━━━ Information supplied ━━━

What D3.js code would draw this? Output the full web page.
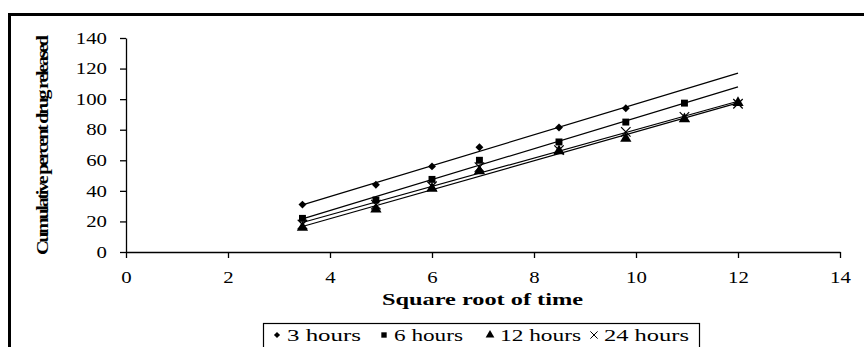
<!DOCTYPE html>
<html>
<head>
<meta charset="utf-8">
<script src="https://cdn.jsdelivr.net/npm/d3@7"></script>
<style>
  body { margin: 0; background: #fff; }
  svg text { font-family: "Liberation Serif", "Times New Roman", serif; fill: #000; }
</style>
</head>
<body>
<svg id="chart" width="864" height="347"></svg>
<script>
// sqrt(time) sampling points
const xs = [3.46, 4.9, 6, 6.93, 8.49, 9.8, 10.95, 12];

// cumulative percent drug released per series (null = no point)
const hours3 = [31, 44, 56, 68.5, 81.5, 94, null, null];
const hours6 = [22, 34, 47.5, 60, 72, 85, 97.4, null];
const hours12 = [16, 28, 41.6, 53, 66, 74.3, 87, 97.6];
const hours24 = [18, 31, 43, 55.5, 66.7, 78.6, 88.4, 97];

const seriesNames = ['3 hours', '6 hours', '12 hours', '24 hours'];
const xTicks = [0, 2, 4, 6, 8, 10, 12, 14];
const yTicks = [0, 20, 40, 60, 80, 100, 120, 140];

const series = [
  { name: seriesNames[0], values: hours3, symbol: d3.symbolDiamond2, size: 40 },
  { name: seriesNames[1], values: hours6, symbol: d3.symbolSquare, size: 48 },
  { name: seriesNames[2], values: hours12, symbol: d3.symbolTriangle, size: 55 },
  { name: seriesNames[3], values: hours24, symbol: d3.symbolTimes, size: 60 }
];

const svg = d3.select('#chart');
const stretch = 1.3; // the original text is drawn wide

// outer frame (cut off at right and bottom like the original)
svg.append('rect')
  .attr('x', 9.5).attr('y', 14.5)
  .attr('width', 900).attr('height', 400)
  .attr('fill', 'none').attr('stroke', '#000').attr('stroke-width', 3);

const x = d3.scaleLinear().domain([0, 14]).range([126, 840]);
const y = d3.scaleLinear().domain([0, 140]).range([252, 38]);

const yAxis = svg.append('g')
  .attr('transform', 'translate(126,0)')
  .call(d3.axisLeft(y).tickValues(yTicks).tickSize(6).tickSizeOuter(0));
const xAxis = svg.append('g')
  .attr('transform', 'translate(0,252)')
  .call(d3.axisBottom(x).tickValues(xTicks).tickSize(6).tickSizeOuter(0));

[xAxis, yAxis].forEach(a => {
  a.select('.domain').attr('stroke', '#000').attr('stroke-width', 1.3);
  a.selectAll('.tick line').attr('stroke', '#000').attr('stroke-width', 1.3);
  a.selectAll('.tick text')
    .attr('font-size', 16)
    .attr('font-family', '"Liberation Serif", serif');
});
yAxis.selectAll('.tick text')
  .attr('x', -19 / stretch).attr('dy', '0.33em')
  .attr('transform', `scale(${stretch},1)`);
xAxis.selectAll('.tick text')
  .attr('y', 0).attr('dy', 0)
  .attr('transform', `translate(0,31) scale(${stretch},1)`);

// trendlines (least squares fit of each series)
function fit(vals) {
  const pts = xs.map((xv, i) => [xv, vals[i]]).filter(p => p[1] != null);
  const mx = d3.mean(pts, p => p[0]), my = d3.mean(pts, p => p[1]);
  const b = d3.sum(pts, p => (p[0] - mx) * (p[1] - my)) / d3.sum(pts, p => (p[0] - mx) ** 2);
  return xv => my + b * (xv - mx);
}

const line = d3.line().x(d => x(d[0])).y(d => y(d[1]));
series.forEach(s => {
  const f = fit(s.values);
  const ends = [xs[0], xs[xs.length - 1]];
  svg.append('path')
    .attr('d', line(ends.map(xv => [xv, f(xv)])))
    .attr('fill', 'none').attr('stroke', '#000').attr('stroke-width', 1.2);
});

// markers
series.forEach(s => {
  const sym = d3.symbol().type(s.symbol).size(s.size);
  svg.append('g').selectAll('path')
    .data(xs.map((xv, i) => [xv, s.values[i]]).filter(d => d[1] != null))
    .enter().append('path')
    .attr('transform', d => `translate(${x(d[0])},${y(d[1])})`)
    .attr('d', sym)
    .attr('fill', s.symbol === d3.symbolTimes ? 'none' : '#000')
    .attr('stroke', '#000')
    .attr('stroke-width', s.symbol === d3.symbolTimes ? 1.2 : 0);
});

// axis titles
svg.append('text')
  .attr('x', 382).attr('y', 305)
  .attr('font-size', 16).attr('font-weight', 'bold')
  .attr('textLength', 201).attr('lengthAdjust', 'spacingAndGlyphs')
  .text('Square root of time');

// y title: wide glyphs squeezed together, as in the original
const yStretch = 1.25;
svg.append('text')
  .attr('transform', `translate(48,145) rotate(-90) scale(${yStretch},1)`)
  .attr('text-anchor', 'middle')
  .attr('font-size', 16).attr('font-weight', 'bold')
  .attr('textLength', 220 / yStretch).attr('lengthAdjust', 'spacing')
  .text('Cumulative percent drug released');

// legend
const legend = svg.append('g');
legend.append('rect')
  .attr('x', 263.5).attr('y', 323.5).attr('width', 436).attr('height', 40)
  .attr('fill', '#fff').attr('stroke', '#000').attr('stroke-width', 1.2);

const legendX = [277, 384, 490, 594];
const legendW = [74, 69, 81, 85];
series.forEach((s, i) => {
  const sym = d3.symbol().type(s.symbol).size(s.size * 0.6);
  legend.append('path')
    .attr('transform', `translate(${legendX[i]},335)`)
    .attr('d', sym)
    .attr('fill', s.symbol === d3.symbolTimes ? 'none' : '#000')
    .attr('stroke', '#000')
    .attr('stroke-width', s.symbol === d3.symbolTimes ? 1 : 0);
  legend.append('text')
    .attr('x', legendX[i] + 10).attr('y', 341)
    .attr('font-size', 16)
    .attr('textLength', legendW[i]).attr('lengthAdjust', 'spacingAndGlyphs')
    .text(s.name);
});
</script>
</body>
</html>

━━━

- _What to work on_
Print out the lines exactly, skipping any picture.

- _Output below_
What D3.js code would draw this? Output the full web page.
<!DOCTYPE html>
<html>
<head>
<meta charset="utf-8">
<script src="https://cdn.jsdelivr.net/npm/d3@7"></script>
<style>
  body { margin: 0; background: #fff; }
  svg text { font-family: "Liberation Serif", "Times New Roman", serif; fill: #000; }
</style>
</head>
<body>
<svg id="chart" width="864" height="347"></svg>
<script>
// sqrt(time) sampling points
const xs = [3.46, 4.9, 6, 6.93, 8.49, 9.8, 10.95, 12];

// cumulative percent drug released per series (null = no point)
const hours3 = [31, 44, 56, 68.5, 81.5, 94, null, null];
const hours6 = [22, 34, 47.5, 60, 72, 85, 97.4, null];
const hours12 = [16, 28, 41.6, 53, 66, 74.3, 87, 97.6];
const hours24 = [18, 31, 43, 55.5, 66.7, 78.6, 88.4, 97];

const seriesNames = ['3 hours', '6 hours', '12 hours', '24 hours'];
const xTicks = [0, 2, 4, 6, 8, 10, 12, 14];
const yTicks = [0, 20, 40, 60, 80, 100, 120, 140];

const series = [
  { name: seriesNames[0], values: hours3, symbol: d3.symbolDiamond2, size: 40 },
  { name: seriesNames[1], values: hours6, symbol: d3.symbolSquare, size: 48 },
  { name: seriesNames[2], values: hours12, symbol: d3.symbolTriangle, size: 55 },
  { name: seriesNames[3], values: hours24, symbol: d3.symbolTimes, size: 60 }
];

const svg = d3.select('#chart');
const stretch = 1.3; // the original text is drawn wide

// outer frame (cut off at right and bottom like the original)
svg.append('rect')
  .attr('x', 9.5).attr('y', 14.5)
  .attr('width', 900).attr('height', 400)
  .attr('fill', 'none').attr('stroke', '#000').attr('stroke-width', 3);

const x = d3.scaleLinear().domain([0, 14]).range([126, 840]);
const y = d3.scaleLinear().domain([0, 140]).range([252, 38]);

const yAxis = svg.append('g')
  .attr('transform', 'translate(126,0)')
  .call(d3.axisLeft(y).tickValues(yTicks).tickSize(6).tickSizeOuter(0));
const xAxis = svg.append('g')
  .attr('transform', 'translate(0,252)')
  .call(d3.axisBottom(x).tickValues(xTicks).tickSize(6).tickSizeOuter(0));

[xAxis, yAxis].forEach(a => {
  a.select('.domain').attr('stroke', '#000').attr('stroke-width', 1.3);
  a.selectAll('.tick line').attr('stroke', '#000').attr('stroke-width', 1.3);
  a.selectAll('.tick text')
    .attr('font-size', 16)
    .attr('font-family', '"Liberation Serif", serif');
});
yAxis.selectAll('.tick text')
  .attr('x', -19 / stretch).attr('dy', '0.33em')
  .attr('transform', `scale(${stretch},1)`);
xAxis.selectAll('.tick text')
  .attr('y', 0).attr('dy', 0)
  .attr('transform', `translate(0,31) scale(${stretch},1)`);

// trendlines (least squares fit of each series)
function fit(vals) {
  const pts = xs.map((xv, i) => [xv, vals[i]]).filter(p => p[1] != null);
  const mx = d3.mean(pts, p => p[0]), my = d3.mean(pts, p => p[1]);
  const b = d3.sum(pts, p => (p[0] - mx) * (p[1] - my)) / d3.sum(pts, p => (p[0] - mx) ** 2);
  return xv => my + b * (xv - mx);
}

const line = d3.line().x(d => x(d[0])).y(d => y(d[1]));
series.forEach(s => {
  const f = fit(s.values);
  const ends = [xs[0], xs[xs.length - 1]];
  svg.append('path')
    .attr('d', line(ends.map(xv => [xv, f(xv)])))
    .attr('fill', 'none').attr('stroke', '#000').attr('stroke-width', 1.2);
});

// markers
series.forEach(s => {
  const sym = d3.symbol().type(s.symbol).size(s.size);
  svg.append('g').selectAll('path')
    .data(xs.map((xv, i) => [xv, s.values[i]]).filter(d => d[1] != null))
    .enter().append('path')
    .attr('transform', d => `translate(${x(d[0])},${y(d[1])})`)
    .attr('d', sym)
    .attr('fill', s.symbol === d3.symbolTimes ? 'none' : '#000')
    .attr('stroke', '#000')
    .attr('stroke-width', s.symbol === d3.symbolTimes ? 1.2 : 0);
});

// axis titles
svg.append('text')
  .attr('x', 382).attr('y', 305)
  .attr('font-size', 16).attr('font-weight', 'bold')
  .attr('textLength', 201).attr('lengthAdjust', 'spacingAndGlyphs')
  .text('Square root of time');

// y title: wide glyphs squeezed together, as in the original
const yStretch = 1.25;
svg.append('text')
  .attr('transform', `translate(48,145) rotate(-90) scale(${yStretch},1)`)
  .attr('text-anchor', 'middle')
  .attr('font-size', 16).attr('font-weight', 'bold')
  .attr('textLength', 220 / yStretch).attr('lengthAdjust', 'spacing')
  .text('Cumulative percent drug released');

// legend
const legend = svg.append('g');
legend.append('rect')
  .attr('x', 263.5).attr('y', 323.5).attr('width', 436).attr('height', 40)
  .attr('fill', '#fff').attr('stroke', '#000').attr('stroke-width', 1.2);

const legendX = [277, 384, 490, 594];
const legendW = [74, 69, 81, 85];
series.forEach((s, i) => {
  const sym = d3.symbol().type(s.symbol).size(s.size * 0.6);
  legend.append('path')
    .attr('transform', `translate(${legendX[i]},335)`)
    .attr('d', sym)
    .attr('fill', s.symbol === d3.symbolTimes ? 'none' : '#000')
    .attr('stroke', '#000')
    .attr('stroke-width', s.symbol === d3.symbolTimes ? 1 : 0);
  legend.append('text')
    .attr('x', legendX[i] + 10).attr('y', 341)
    .attr('font-size', 16)
    .attr('textLength', legendW[i]).attr('lengthAdjust', 'spacingAndGlyphs')
    .text(s.name);
});
</script>
</body>
</html>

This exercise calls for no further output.